Director Michel Hazanavicius goes full on with many silent film traits (overacting, overcranked film speeds during action sequences and an annoyingly bouncy orchestral score that piddles along no matter what’s onscreen).

The story is not earth shatteringly original involving the aforementioned silent film star struggling, while a young fan (Bérénice Bejo) of his becoming a star almost entirely by chance and a dream. And there’s a cute dog that acts with the intelligence that only movie animals can possess. There are other nice touches and details in the film if you pay attention, but the film never rises above being anything more than a novelty. The film has the level of story sophistication that films have from the silent era. That’s not a criticism, it’s just the film’s approach. I generally don’t care for that in modern films; kitsch or camp or whatever is usually is an excuse for a poorly written story, but in ‘The Artist’ it’s appropriate.

A number of ‘character actors’ turn up in supporting roles (and cameos). John Goodman plays a producer, providing a minor chuckle or two. James Cromwell plays a chauffeur, maybe offering up my biggest (minor) gripe about the story (how does he go a year without being paid, while his boss…? Anyway). The lovely and talented Penelope Ann Miller plays the wife of the silent film star. I thought it was interesting that the lead female character was named ‘Peppy Miller’. Had this been made 20 years ago, surely actress Miller would have been cast in this role, having a ‘look’ that seems appropriate for the early 20th century. It was also a surprise to see veteran actor Ed Lauter, mostly known for television (and usually a s a villain or antagonist), turn up.
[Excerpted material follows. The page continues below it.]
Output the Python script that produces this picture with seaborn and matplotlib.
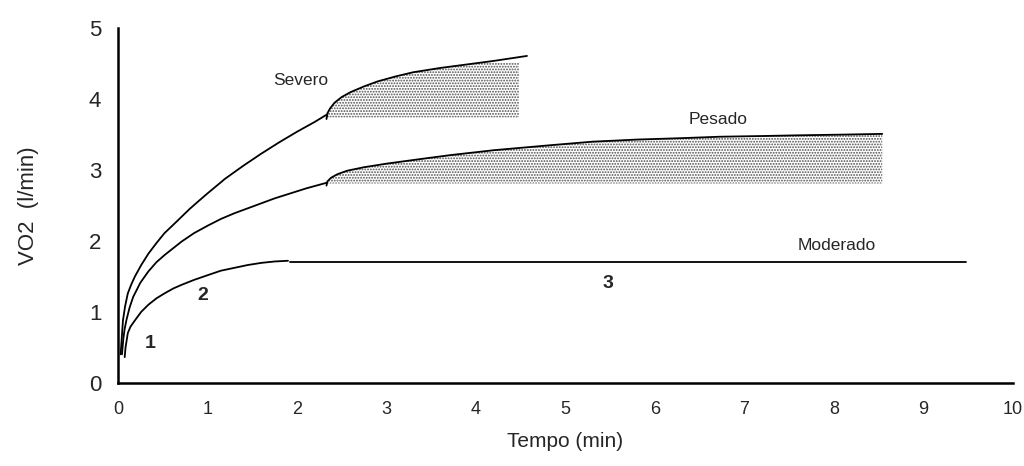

I watch silent films (much more than your average movie fan) and I don’t think there was enough of what makes a lot of those old films great (and even iconic in many cases). Bejo had one scene with a coat rack that did seem like something Lloyd, Keaton or Chaplin would have come up with. There’s one decent dance number towards the end. The film lacks action, relying heavily on the novelty of the setup to try to produce laughs. And there weren’t many. Dujardin is good in this and Bejo is quirkily cute; I’m not saying this is a bad film. It’s not. Just not the film that the critics are saying that it is. They use words like delightful, charming, magical… My word: ‘novelty’ (but still worth seeing if you like films that aren’t the typical Hollywood mainstream offerings).